Directive: In this exercise, the entries below include pictures. Repeat exactly the lines from the line with "What Plotly code" to the line with "W, H = 853, 823", including both, but without the pictures.

- - - - - - -

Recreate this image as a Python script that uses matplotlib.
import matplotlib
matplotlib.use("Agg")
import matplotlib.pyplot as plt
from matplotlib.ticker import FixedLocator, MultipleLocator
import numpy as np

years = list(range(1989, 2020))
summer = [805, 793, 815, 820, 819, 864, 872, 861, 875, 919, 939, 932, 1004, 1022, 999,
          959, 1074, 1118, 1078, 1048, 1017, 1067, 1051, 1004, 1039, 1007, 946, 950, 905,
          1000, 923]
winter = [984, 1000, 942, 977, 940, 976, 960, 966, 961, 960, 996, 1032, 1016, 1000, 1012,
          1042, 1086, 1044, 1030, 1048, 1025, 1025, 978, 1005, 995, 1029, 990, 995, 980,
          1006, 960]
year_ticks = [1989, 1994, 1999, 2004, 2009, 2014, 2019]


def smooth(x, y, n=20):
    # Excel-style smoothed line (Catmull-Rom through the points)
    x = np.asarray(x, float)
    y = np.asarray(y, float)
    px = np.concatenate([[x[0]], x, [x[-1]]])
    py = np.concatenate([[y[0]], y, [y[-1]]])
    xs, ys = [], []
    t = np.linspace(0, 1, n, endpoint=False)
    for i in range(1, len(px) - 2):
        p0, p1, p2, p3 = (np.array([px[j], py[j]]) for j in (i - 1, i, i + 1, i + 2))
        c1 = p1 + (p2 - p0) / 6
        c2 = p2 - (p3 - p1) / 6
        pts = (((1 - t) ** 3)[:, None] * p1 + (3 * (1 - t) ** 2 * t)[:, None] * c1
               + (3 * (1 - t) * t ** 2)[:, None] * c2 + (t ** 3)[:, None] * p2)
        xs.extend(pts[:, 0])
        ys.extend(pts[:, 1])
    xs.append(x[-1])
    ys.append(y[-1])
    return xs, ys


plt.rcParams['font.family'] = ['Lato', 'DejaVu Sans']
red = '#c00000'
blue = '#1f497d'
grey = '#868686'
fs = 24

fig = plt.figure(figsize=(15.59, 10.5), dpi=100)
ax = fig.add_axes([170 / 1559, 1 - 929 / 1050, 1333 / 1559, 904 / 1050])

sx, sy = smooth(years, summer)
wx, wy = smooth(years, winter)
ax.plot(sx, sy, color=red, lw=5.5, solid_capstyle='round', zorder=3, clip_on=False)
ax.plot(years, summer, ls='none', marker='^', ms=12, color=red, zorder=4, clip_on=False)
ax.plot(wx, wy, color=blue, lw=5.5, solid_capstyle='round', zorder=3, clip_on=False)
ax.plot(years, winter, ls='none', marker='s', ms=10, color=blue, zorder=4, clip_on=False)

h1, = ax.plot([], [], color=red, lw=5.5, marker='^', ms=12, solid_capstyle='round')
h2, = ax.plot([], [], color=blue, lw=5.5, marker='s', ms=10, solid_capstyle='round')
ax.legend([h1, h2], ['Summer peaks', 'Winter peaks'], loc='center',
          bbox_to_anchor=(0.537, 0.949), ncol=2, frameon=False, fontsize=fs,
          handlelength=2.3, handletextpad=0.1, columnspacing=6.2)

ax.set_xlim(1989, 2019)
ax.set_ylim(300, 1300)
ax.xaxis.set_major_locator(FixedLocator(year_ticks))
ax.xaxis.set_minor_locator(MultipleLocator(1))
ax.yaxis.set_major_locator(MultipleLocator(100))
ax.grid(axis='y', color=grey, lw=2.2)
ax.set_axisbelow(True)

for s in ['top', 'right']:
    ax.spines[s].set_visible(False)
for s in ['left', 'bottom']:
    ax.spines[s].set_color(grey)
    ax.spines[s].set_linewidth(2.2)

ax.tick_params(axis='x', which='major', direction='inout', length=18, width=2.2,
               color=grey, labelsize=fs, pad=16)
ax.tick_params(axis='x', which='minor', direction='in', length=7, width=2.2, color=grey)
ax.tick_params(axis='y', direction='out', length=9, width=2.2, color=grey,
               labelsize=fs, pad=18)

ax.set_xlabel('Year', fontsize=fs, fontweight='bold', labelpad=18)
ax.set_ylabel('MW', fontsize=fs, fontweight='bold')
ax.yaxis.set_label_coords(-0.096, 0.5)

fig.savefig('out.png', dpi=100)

- - - - - - -

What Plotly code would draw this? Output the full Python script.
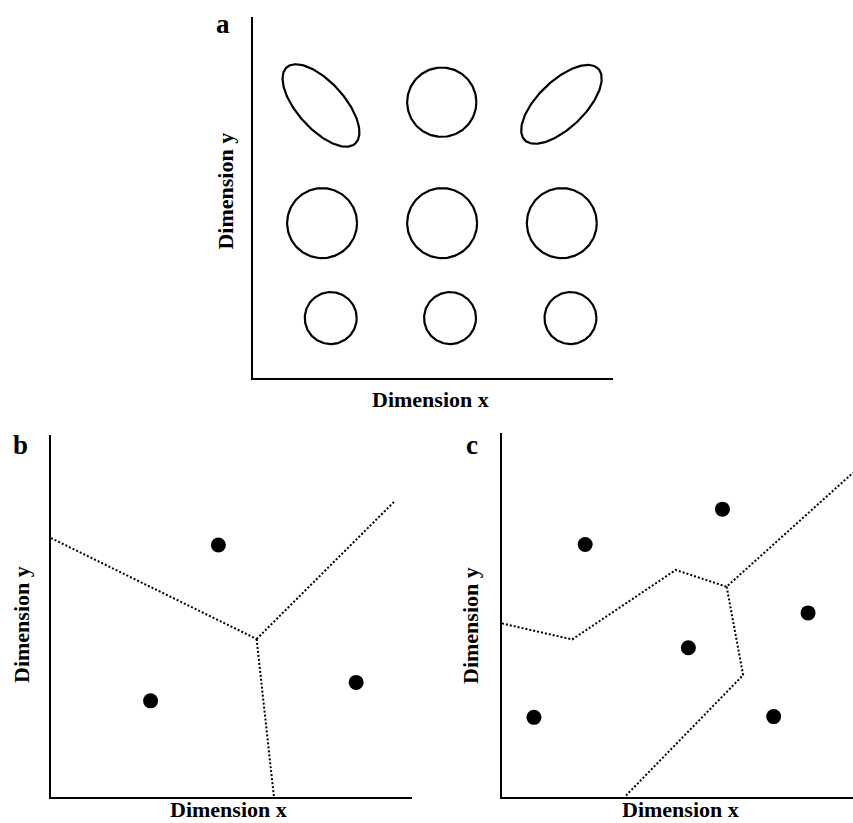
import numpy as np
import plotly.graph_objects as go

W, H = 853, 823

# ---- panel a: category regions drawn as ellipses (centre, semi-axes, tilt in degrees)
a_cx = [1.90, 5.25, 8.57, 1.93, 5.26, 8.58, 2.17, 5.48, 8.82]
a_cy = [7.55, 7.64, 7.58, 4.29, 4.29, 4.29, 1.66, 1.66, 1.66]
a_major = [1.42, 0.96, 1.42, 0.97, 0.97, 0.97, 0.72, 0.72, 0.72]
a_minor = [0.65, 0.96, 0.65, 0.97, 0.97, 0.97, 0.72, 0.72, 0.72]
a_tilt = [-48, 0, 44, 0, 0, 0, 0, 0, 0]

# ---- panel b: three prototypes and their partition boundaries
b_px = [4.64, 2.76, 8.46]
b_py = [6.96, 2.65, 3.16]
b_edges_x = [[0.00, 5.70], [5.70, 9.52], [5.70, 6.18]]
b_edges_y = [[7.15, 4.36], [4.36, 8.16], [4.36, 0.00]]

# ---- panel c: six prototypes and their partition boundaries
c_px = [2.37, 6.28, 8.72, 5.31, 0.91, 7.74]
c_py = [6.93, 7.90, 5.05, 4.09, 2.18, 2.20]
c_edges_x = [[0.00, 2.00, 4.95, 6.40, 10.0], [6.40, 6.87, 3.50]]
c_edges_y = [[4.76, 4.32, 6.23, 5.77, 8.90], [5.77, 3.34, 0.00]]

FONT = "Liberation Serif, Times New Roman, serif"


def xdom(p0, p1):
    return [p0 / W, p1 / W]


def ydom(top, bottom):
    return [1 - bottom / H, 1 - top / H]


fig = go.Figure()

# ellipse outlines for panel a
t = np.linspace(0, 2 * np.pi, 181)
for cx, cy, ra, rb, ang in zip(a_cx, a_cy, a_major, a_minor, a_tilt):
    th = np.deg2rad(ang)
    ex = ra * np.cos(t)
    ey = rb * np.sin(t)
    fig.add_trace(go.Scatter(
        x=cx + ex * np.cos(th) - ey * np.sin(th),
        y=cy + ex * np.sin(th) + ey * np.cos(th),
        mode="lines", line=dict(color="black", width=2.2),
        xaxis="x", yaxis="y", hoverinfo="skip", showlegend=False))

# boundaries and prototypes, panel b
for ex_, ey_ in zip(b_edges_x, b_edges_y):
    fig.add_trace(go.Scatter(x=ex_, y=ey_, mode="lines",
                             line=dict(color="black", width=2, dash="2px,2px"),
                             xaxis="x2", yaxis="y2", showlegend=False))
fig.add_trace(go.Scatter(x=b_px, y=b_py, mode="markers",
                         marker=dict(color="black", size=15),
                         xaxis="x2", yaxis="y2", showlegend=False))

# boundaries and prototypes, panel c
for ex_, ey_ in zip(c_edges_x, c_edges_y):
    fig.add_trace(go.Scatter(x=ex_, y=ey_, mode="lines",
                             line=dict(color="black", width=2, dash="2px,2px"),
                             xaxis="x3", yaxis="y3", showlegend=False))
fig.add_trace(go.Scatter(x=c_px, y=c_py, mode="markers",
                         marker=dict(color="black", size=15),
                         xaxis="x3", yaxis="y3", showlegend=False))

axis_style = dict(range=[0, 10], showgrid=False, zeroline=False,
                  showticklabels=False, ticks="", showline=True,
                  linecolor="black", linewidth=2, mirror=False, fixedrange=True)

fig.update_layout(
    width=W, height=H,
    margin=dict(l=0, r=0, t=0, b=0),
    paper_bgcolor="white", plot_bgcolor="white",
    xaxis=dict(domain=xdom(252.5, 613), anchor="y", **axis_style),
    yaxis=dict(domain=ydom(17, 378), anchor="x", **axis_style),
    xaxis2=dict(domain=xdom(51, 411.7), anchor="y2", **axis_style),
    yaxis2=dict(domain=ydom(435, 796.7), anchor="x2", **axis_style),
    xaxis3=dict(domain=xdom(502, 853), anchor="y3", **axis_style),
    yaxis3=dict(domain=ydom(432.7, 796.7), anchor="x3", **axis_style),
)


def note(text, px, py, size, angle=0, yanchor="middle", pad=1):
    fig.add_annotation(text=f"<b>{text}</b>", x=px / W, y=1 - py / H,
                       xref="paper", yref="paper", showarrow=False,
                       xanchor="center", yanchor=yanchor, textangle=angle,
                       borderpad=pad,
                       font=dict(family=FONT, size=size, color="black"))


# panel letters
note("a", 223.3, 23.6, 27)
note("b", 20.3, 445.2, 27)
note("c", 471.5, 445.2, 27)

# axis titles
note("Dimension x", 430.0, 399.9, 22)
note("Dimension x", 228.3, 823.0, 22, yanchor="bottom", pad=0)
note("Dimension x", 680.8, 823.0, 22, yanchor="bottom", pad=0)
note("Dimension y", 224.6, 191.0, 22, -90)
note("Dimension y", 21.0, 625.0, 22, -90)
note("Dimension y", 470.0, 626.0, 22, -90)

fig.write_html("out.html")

- - - - - - -

Task response:
What Plotly code would draw this? Output the full Python script.
import numpy as np
import plotly.graph_objects as go

W, H = 853, 823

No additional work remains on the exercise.